Quando la bomba esplose nella sala d’aspetto di seconda classe, Emiliano aveva 21 anni ed era in vacanza su un’isola della Grecia dove la televisione non arrivava. “Della strage ho saputo il giorno dopo, il 3 agosto, comprando un giornale italiano. Conservo ancora quel giornale, non l’ho mai gettato”. Cosa significa dunque sfilare verso il palco della stazione? “Significa ribadire che vogliamo sapere. Credo che la città di Bologna e l’Italia non abbiano paura di conoscere la verità, anche se fosse diversa da quella accertata nelle sentenze. Però bisogna portare i fatti, non chiacchierare e confondere le idee alle persone. Se avremo la forza di aprire le nostre procure per l’accertamento della verità, l’Italia e gli italiani potranno cambiare più facilmente. Oggi però dobbiamo avere consapevolezza che i documenti che raccontano la nostra storia sono ancora custoditi. Esiste quella che definirei una borghesia piccola che pensa che si possa andare avanti nascondendo queste vergogne da qualche parte”.

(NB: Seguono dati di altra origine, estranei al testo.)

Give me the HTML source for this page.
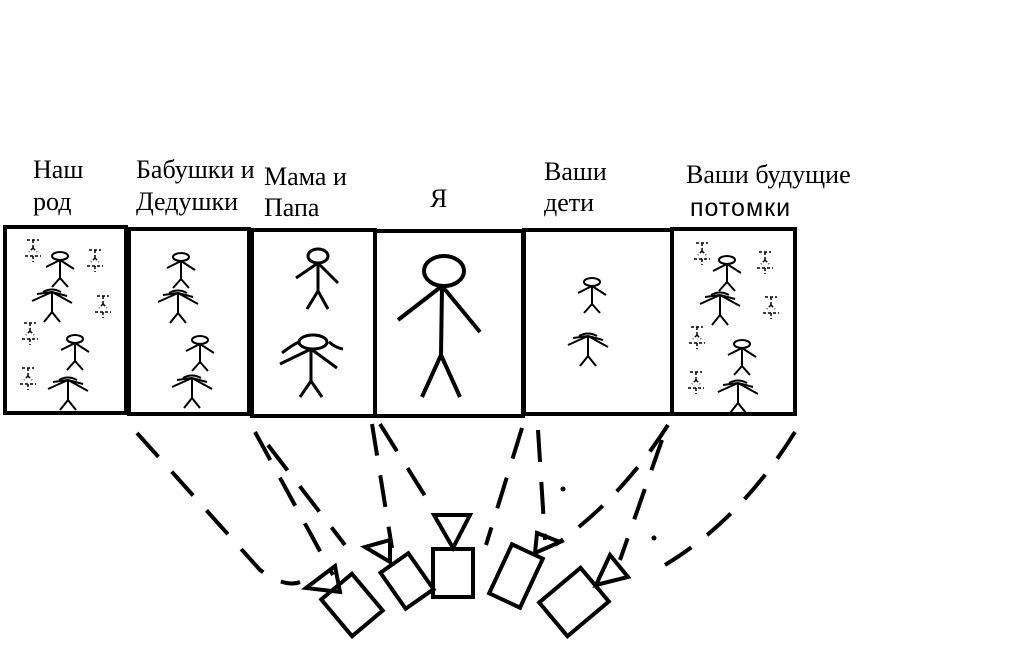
<!DOCTYPE html>
<html><head><meta charset="utf-8"><style>
html,body{margin:0;padding:0;background:#fff;}
svg{display:block}
text{font-family:"Liberation Serif",serif;font-size:26px;fill:#000}
</style></head><body>
<svg width="1018" height="658" viewBox="0 0 1018 658" xmlns="http://www.w3.org/2000/svg">
<defs>
<g id="sf" stroke="#000" stroke-width="2" fill="none">
<ellipse cx="0" cy="0" rx="8" ry="4"/>
<line x1="0" y1="4" x2="0" y2="22"/>
<line x1="-14" y1="11" x2="0" y2="4"/><line x1="14" y1="13" x2="0" y2="4"/>
<line x1="0" y1="22" x2="-8" y2="31"/><line x1="0" y1="22" x2="8" y2="31"/>
</g>
<g id="sfw" stroke="#000" stroke-width="2" fill="none">
<path d="M-9 0 Q0 -5 9 0"/>
<line x1="0" y1="0" x2="0" y2="20"/>
<line x1="-20" y1="9" x2="0" y2="0"/><line x1="20" y1="11" x2="0" y2="0"/>
<line x1="-15" y1="2" x2="0" y2="0"/><line x1="15" y1="4" x2="0" y2="0"/>
<line x1="0" y1="20" x2="-8" y2="30"/><line x1="0" y1="20" x2="8" y2="30"/>
</g>
<g id="tiny" stroke="#000" stroke-width="1.5" fill="none" stroke-dasharray="3 2">
<line x1="-6" y1="0" x2="6" y2="0"/><line x1="0" y1="0" x2="0" y2="8"/>
<line x1="0" y1="8" x2="-4" y2="12"/><line x1="0" y1="8" x2="4" y2="12"/>
<line x1="-8" y1="16" x2="8" y2="16"/><line x1="0" y1="16" x2="0" y2="22"/>
</g>
</defs>

<text x="33" y="178">Наш</text><text x="33" y="210">род</text>
<text x="136" y="178">Бабушки и</text><text x="136" y="210">Дедушки</text>
<text x="264" y="185">Мама и</text><text x="264" y="216">Папа</text>
<text x="430" y="207">Я</text>
<text x="544" y="180">Ваши</text><text x="544" y="211">дети</text>
<text x="686" y="183">Ваши будущие</text>
<text x="690" y="216" style="font-family:'Liberation Sans',sans-serif;font-size:25px;letter-spacing:1px">потомки</text>

<g stroke="#000" stroke-width="4" fill="none">
<rect x="5" y="227" width="121" height="186"/>
<rect x="129" y="229" width="120" height="185"/>
<rect x="252" y="230" width="123" height="186"/>
<rect x="375" y="231" width="148" height="185"/>
<rect x="524" y="230" width="148" height="184"/>
<rect x="672" y="229" width="123" height="185"/>
</g>

<use href="#tiny" x="33" y="240"/><use href="#sf" x="60" y="256"/><use href="#tiny" x="95" y="250"/>
<use href="#sfw" x="52" y="292"/><use href="#tiny" x="103" y="296"/><use href="#tiny" x="30" y="323"/>
<use href="#sf" x="75" y="339"/><use href="#tiny" x="28" y="368"/><use href="#sfw" x="68" y="380"/>
<use href="#sf" x="181" y="257"/><use href="#sfw" x="178" y="293"/>
<use href="#sf" x="200" y="340"/><use href="#sfw" x="192" y="378"/>
<g stroke="#000" stroke-width="3" fill="none">
<ellipse cx="318" cy="256" rx="10" ry="7"/>
<line x1="318" y1="263" x2="318" y2="291"/><line x1="296" y1="278" x2="318" y2="263"/><line x1="338" y1="283" x2="318" y2="263"/>
<line x1="318" y1="291" x2="307" y2="309"/><line x1="318" y1="291" x2="328" y2="309"/>
<ellipse cx="313" cy="342" rx="14" ry="7"/>
<line x1="311" y1="349" x2="311" y2="381"/><line x1="280" y1="364" x2="311" y2="349"/><line x1="337" y1="368" x2="311" y2="349"/>
<path d="M282 353 Q292 345 299 342"/><path d="M329 342 Q336 348 343 349"/>
<line x1="311" y1="381" x2="300" y2="397"/><line x1="311" y1="381" x2="322" y2="397"/>
</g>
<g stroke="#000" stroke-width="4" fill="none">
<ellipse cx="444" cy="271" rx="20" ry="15"/>
<line x1="442" y1="286" x2="441" y2="355"/><line x1="398" y1="320" x2="442" y2="286"/><line x1="480" y1="332" x2="442" y2="286"/>
<line x1="441" y1="355" x2="422" y2="397"/><line x1="441" y1="355" x2="460" y2="397"/>
</g>
<use href="#sf" x="592" y="282"/><use href="#sfw" x="588" y="336"/>
<use href="#tiny" x="702" y="243"/><use href="#sf" x="727" y="260"/><use href="#tiny" x="765" y="252"/>
<use href="#sfw" x="720" y="295"/><use href="#tiny" x="771" y="297"/><use href="#tiny" x="697" y="327"/>
<use href="#sf" x="742" y="344"/><use href="#tiny" x="696" y="372"/><use href="#sfw" x="738" y="383"/>

<g stroke="#000" stroke-width="4" fill="none" stroke-dasharray="32 20" stroke-linecap="butt">
<path d="M137 433 L260 570 Q285 588 300 582"/>
<path d="M255 432 L333 575"/>
<path d="M268 445 L345 545"/>
<path d="M372 424 L392 548"/>
<path d="M380 424 L435 512"/>
<path d="M522 428 L486 545"/>
<path d="M538 430 L545 540"/>
<path d="M668 425 Q620 500 555 545"/>
<path d="M662 440 L620 560"/>
<path d="M795 432 Q740 520 665 565"/>
</g>
<circle cx="563" cy="489" r="2.5"/><circle cx="654" cy="538" r="2.5"/>

<g stroke="#000" stroke-width="4" fill="none">
<rect x="433" y="549" width="40" height="48"/>
<polygon points="434,515 470,515 453,548"/>
<rect x="-20" y="-24" width="40" height="48" transform="translate(352,605) rotate(-40)"/>
<polygon points="306,588 335,566 340,592"/>
<rect x="-17" y="-22" width="34" height="44" transform="translate(407,581) rotate(-35)"/>
<polygon points="365,547 390,540 390,562"/>
<rect x="-17" y="-27" width="34" height="54" transform="translate(516,576) rotate(25)"/>
<polygon points="537,533 560,542 535,553"/>
<rect x="-22" y="-27" width="44" height="54" transform="translate(574,602) rotate(50)"/>
<polygon points="596,585 610,555 628,577"/>
</g>
</svg>
</body></html>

Che cosa possono fare i sindaci perché gli armadi della vergogna si aprano? “Un sindaco può fare molto chiasso. Spesso si passa per matti o per dei rompiscatole quando si alza la voce, ma si deve avere il coraggio di dire che la verità viene prima di qualsiasi accertamento politico. Quando invece la verità è piegata a una qualche ragion di Stato, diventa un mostro che porta al fallimento”.
David Sassoli, giornalista e oggi europarlamentare del Pd, sfila poco dietro a Emiliano e sostiene che “il discrimine fra la vecchia e nuova Italia passa dal ricordo del 2 agosto di 31 anni fa. Non è soltanto un’annotazione per le nostre agende, qui c’è una richiesta di giustizia, di verità, di togliere una cappa che ha pesato sulla storia del Paese. Non è soltanto un problema di insensibilità il fatto che il governo sia assente, è un atto di irresponsabilità. Vuol dire non impegnarsi a togliere quella cappa velenosa che ha prodotto ingiustizia. Una cappa fatta di tanti elementi: bugie, verità annacquate, depistaggi. Se non la si toglie, il futuro sarà vincolato ancora a una memoria che non fa giustizia. Inoltre dall’apertura degli archivi della vergogna passa anche un Paese che si vuole più bene, che pensa che il futuro debba essere diverso dal passato”.
E anche un collega di Sassoli a Bruxelles, Salvatore Caronna, un passato politico a Bologna prima di diventare eurodeputato, è sulla stessa linea. Annunciando che l’Europa deve intervenire sulle questioni delle verità non disvelate. “Per quanto riguarda l’apertura degli armadi della vergogna e la rimozione del segreto di Stato sui fatti di strage e terrorismo, siamo già in contatto con l’associazione vittime per portare a livello europeo una spinta che trasformi l’idea del segreto di Stato in uno strumento utile alle indagini. Non può e non deve rimanere una formula per nascondere la ricerca della verità laddove si verificano fatti delittuosi”.